YOUR OBJECTIVE
Your answer should be a single number: the count of lines containing the string "this".

☆ ☆ ☆ ☆

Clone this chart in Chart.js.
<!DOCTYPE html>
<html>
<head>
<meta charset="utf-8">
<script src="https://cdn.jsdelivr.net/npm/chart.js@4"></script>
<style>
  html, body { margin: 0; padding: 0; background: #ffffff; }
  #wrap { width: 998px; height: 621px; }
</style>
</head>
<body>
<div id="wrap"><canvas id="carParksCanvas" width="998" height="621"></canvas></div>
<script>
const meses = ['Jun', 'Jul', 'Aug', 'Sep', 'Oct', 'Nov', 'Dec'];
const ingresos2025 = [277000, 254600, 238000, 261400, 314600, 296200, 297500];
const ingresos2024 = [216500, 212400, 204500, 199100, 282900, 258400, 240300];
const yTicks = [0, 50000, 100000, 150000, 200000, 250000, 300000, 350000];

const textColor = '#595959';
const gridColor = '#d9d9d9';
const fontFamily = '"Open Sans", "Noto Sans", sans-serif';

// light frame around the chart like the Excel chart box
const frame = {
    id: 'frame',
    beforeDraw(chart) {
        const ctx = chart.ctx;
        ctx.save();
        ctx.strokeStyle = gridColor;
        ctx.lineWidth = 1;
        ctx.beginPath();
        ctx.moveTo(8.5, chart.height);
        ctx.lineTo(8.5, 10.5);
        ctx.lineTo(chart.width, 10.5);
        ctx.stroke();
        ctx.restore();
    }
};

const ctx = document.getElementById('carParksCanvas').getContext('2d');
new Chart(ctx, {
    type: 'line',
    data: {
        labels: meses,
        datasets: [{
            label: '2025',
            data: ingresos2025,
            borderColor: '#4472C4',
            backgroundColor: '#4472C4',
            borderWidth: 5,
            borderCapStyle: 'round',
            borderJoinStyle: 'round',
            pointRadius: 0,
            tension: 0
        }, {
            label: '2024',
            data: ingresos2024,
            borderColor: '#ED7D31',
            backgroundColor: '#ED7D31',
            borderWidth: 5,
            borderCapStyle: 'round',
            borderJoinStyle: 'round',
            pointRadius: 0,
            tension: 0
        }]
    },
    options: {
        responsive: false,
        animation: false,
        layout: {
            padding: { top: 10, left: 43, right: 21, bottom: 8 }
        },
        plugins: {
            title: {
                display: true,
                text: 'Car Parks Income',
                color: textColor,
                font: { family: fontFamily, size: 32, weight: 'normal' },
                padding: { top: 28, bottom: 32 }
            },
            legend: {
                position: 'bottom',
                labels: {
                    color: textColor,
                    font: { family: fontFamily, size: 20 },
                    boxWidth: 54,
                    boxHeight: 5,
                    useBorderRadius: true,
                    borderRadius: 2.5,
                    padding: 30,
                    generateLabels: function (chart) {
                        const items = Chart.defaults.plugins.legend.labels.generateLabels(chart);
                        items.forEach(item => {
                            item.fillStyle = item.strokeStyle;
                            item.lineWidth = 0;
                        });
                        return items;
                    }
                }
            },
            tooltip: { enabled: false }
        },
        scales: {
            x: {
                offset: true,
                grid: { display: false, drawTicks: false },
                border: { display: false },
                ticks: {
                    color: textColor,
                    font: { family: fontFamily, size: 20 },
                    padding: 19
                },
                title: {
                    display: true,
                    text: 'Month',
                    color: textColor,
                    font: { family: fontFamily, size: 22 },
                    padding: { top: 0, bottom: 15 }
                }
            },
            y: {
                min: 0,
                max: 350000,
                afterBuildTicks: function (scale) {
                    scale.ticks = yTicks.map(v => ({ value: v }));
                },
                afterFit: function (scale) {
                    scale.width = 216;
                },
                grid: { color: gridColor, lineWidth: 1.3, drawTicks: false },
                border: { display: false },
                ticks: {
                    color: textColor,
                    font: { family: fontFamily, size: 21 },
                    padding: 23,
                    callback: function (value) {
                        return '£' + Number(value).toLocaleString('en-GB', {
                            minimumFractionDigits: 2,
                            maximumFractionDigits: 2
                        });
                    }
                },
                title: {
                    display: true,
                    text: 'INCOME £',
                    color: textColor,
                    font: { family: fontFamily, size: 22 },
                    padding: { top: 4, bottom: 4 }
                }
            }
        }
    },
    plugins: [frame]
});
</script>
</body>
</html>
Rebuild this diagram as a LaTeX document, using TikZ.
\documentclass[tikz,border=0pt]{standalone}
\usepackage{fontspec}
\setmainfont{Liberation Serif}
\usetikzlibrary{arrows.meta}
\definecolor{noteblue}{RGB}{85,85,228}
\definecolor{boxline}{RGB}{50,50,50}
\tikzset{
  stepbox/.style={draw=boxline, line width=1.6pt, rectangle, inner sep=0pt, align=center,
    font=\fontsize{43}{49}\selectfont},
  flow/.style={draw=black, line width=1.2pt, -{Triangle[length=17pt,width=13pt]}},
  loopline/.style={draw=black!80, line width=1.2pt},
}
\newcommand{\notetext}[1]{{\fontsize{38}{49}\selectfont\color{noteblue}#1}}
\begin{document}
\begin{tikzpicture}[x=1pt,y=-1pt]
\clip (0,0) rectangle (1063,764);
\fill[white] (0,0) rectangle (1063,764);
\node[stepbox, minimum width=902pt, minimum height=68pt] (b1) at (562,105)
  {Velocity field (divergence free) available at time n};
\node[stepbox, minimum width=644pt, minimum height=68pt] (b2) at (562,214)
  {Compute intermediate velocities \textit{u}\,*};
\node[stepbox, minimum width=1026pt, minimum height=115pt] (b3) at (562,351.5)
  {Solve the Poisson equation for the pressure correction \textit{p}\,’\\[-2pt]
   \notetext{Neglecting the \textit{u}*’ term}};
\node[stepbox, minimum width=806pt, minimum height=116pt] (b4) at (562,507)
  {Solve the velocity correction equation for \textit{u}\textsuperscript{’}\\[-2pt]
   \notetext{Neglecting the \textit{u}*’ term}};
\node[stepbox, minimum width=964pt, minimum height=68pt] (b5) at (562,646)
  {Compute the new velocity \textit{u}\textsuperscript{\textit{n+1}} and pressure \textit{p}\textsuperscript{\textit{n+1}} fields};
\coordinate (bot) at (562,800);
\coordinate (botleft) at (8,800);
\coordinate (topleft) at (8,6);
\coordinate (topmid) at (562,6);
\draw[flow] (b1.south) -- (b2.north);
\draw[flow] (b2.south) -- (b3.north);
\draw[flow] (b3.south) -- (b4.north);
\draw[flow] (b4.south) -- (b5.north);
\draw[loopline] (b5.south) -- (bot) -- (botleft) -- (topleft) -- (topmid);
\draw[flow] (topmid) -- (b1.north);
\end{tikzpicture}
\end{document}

☆ ☆ ☆ ☆

TASK RESULT
2